= Margaret Lumley Brown =

English writer and occult figure (1886–1975)

Margaret Lumley Brown (b. 7 December 1886, d. 27 November 1975) was an English writer and occult figure of the 20th century.

== Early life ==
Lumley Brown was born in Long Stratton, Norfolk. She had a sister Isobel.

== Work ==
She took over the leadership of the Society of the Inner Light upon the death of Dion Fortune. She assisted Dion Fortune in writing The Arthurian Formula, which is considered to be an extremely influential work to the Society of the Inner Light.

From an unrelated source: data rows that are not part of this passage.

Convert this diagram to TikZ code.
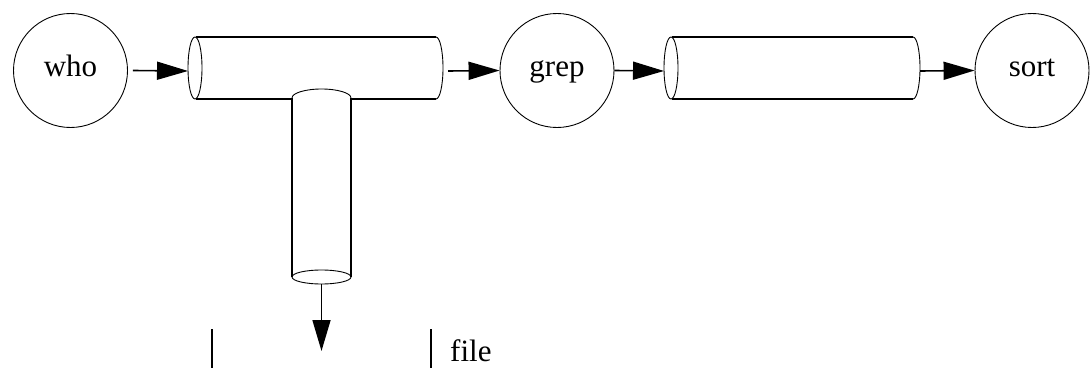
\documentclass[tikz,border=0pt]{standalone}
\usepackage{fontspec}
\setmainfont{Liberation Serif}
\usetikzlibrary{arrows.meta}
\begin{document}
\begin{tikzpicture}[x=1pt,y=-1pt,
  proc/.style={circle, draw, line width=0.9pt, minimum size=114pt, inner sep=0pt, text height=20pt, text depth=7pt, font=\fontsize{31}{36}\selectfont},
  pipe/.style={line width=1.6pt},
  rim/.style={line width=0.9pt},
  flow/.style={line width=1.6pt, -{Triangle[length=31pt,width=18pt]}},
  bar/.style={line width=1.6pt},
  lbl/.style={font=\fontsize{31}{36}\selectfont, inner sep=0pt}]
\useasboundingbox (0,0) rectangle (1091,369);
% processes
\node[proc] (who) at (70.5,70.5) {who};
\node[proc] (grep) at (557,70.5) {grep};
\node[proc] (sort) at (1032,70.5) {sort};
% pipe 1 (tee)
\draw[pipe] (196,37) -- (436,37);
\draw[pipe] (196,99) -- (292,99);
\draw[pipe] (351,99) -- (436,99);
\draw[rim] (195,68) ellipse[x radius=7, y radius=31];
\draw[rim] (436,37) arc[start angle=-90, end angle=90, x radius=7, y radius=31];
% stem
\draw[rim] (292,98) arc[start angle=180, end angle=360, x radius=29.5, y radius=9];
\draw[pipe] (292,98) -- (292,277);
\draw[pipe] (351,98) -- (351,277);
\draw[rim] (321.5,277) ellipse[x radius=29.5, y radius=7];
% pipe 2
\draw[pipe] (672,37) -- (913,37);
\draw[pipe] (672,99) -- (913,99);
\draw[rim] (671,68) ellipse[x radius=7, y radius=31];
\draw[rim] (913,37) arc[start angle=-90, end angle=90, x radius=7, y radius=31];
% connector ends
\coordinate (p1in) at (188,71);
\coordinate (p1out) at (443,71);
\coordinate (p2in) at (664,71);
\coordinate (p2out) at (920,71);
\coordinate (stemout) at (321.5,284);
\coordinate (filein) at (321.5,351);
\draw[flow] (who.east) ++(5,0) coordinate (whoout) -- (p1in);
\draw[flow] (p1out) ++(5,0) -- (grep.west);
\draw[flow] (grep.east) -- (p2in);
\draw[flow] (p2out) -- (sort.west);
\draw[flow] (stemout) -- (filein);
% file
\draw[bar] (212,329) -- (212,368);
\draw[bar] (431,329) -- (431,368);
\node[lbl, anchor=base west] (file) at (450,361) {file};
\end{tikzpicture}
\end{document}
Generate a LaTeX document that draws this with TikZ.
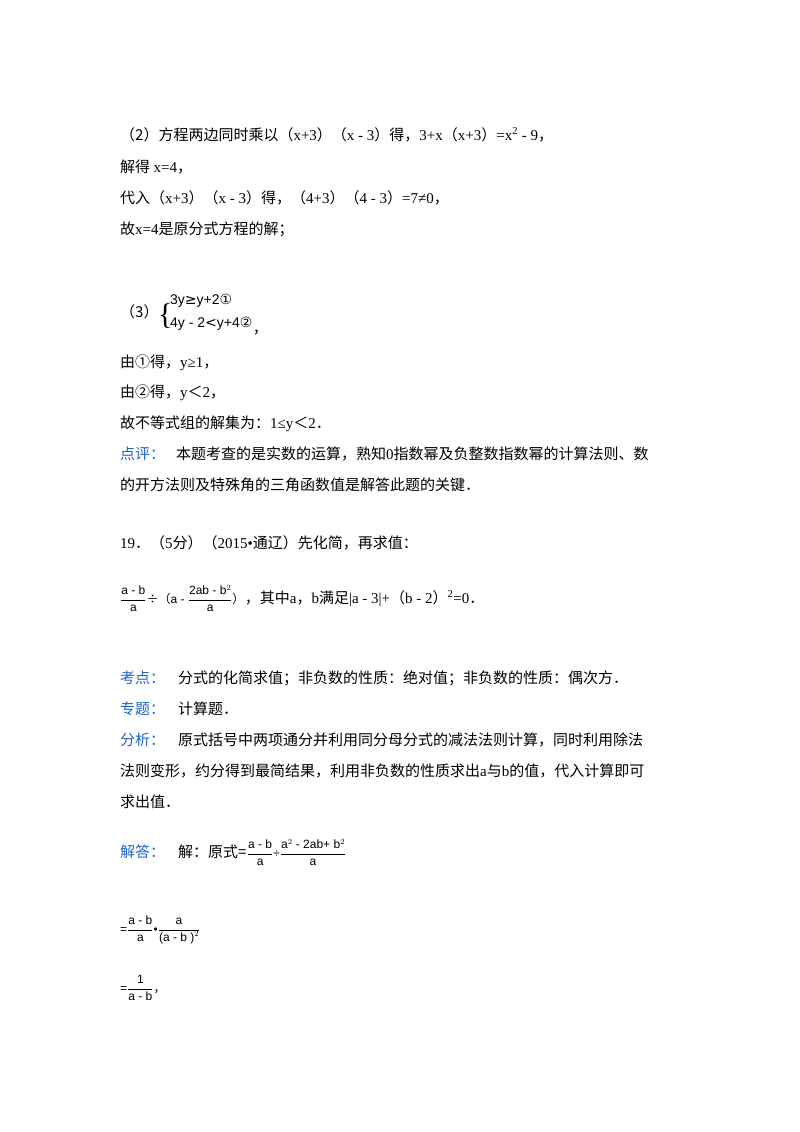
\documentclass[tikz,border=0pt]{standalone}
\usepackage{fontspec}
\setmainfont{Liberation Serif}
\newfontfamily\cjk{Noto Sans CJK SC}
\newfontfamily\arialf{Liberation Sans}
\newfontfamily\djv{DejaVu Sans}
\definecolor{kblue}{RGB}{30,100,200}
\newcommand{\ff}[2]{\ensuremath{\displaystyle\frac{\mbox{#1}}{\mbox{#2}}}}
\begin{document}
\begin{tikzpicture}[x=1pt,y=-1pt,
 t/.style={anchor=base west,inner sep=0pt,font=\fontsize{15}{18}\selectfont},
 bl/.style={t,text=kblue},
 fr/.style={anchor=base west,inner sep=0pt,font=\arialf\fontsize{12}{14}\selectfont}]
\useasboundingbox (0,0) rectangle (800,1132);
\node[t] (l1) at (120,140) {{\cjk（2）方程两边同时乘以（}x+3{\cjk）（}x - 3{\cjk）得，}3+x{\cjk（}x+3{\cjk）}=x\textsuperscript{2} - 9{\cjk，}};
\node[t] (l2) at (120,172) {{\cjk 解得 }x=4{\cjk，}};
\node[t] (l3) at (120,203) {{\cjk 代入（}x+3{\cjk）（}x - 3{\cjk）得，（}4+3{\cjk）（}4 - 3{\cjk）}=7≠0{\cjk，}};
\node[t] (l4) at (120,234) {{\cjk 故}x=4{\cjk 是原分式方程的解；}};
\node[t] (l5) at (120,317) {\cjk（3）};
\node[t,font=\fontsize{30}{30}\selectfont] (br) at (158,324) {\{};
\node[t,font=\arialf\fontsize{14}{15}\selectfont] (s1) at (170,304) {3y{\djv ≥}y+2{\djv ①}};
\node[t,font=\arialf\fontsize{14}{15}\selectfont] (s2) at (170,327) {4y - 2{\djv <}y+4{\djv ②}};
\node[t] (cm) at (s2.base east) [anchor=base west,yshift=-6pt] {\cjk，};
\node[t] (l6) at (120,367) {{\cjk 由①得，}y≥1{\cjk，}};
\node[t] (l7) at (120,397) {{\cjk 由②得，}y{\cjk ＜}2{\cjk，}};
\node[t] (l8) at (120,428) {{\cjk 故不等式组的解集为：}1≤y{\cjk ＜}2{\cjk ．}};
\node[bl] (d1) at (120,459) {\cjk 点评：};
\node[t] (l9) at (176,459) {{\cjk 本题考查的是实数的运算，熟知}0{\cjk 指数幂及负整数指数幂的计算法则、数}};
\node[t] (l10) at (120,490) {\cjk 的开方法则及特殊角的三角函数值是解答此题的关键．};
\node[t] (l11) at (120,548) {19{\cjk ．（}5{\cjk 分）（}2015•{\cjk 通辽）先化简，再求值：}};
\node[fr] (f1) at (120,603) {\ff{a - b}{a}{\cjk ÷（}a - \ff{2ab - b$^2$}{a}{\cjk ）}};
\node[t] (l12) at (f1.base east) {{\cjk ，其中}a{\cjk ，}b{\cjk 满足}|a - 3|+{\cjk（}b - 2{\cjk）}\textsuperscript{2}=0{\cjk ．}};
\node[bl] (k1) at (120,683) {\cjk 考点：};
\node[t] (l13) at (178,683) {\cjk 分式的化简求值；非负数的性质：绝对值；非负数的性质：偶次方．};
\node[bl] (k2) at (120,714) {\cjk 专题：};
\node[t] (l14) at (178,714) {\cjk 计算题．};
\node[bl] (k3) at (120,745) {\cjk 分析：};
\node[t] (l15) at (178,745) {\cjk 原式括号中两项通分并利用同分母分式的减法法则计算，同时利用除法};
\node[t] (l16) at (120,776) {{\cjk 法则变形，约分得到最简结果，利用非负数的性质求出}a{\cjk 与}b{\cjk 的值，代入计算即可}};
\node[t] (l17) at (120,807) {\cjk 求出值．};
\node[bl] (k4) at (120,857) {\cjk 解答：};
\node[t] (l18) at (178,857) {\cjk 解：原式=};
\node[fr] (f2) at (l18.base east) {\ff{a - b}{a}÷\ff{a$^2$ - 2ab+ b$^2$}{a}};
\node[fr] (f3) at (120,933) {=\ff{a - b}{a}•\ff{a}{(a - b )$^2$}};
\node[fr] (f4) at (120,992) {=\ff{1}{a - b}{\cjk ，}};
\end{tikzpicture}
\end{document}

She also wrote poetry using the pen-name Irene Hay. Prior to joining the Society of the Inner Light, Margaret Lumley Brown wrote Both Sides of the Door, which is said to have been based on her own life experiences with the supernatural in 1913, and which was published in 1918. The book piqued the interest of Arthur Conan Doyle, and the two conversed about it and its subject matter and dedicated Both Sides of the Door to her sister.

In addition to being a writer, Margaret Lumley Brown was a psychic, who began with the art of crystal gazing, but with practice was able to hone her abilities, and was eventually granted the title of Arch-Pythoness of the Society of the Inner Light, as well as being known as a "Cosmic Medium". She first joined the Society of the Inner Light between 1934 and 1943, and remained a member until her death in 1975 in London.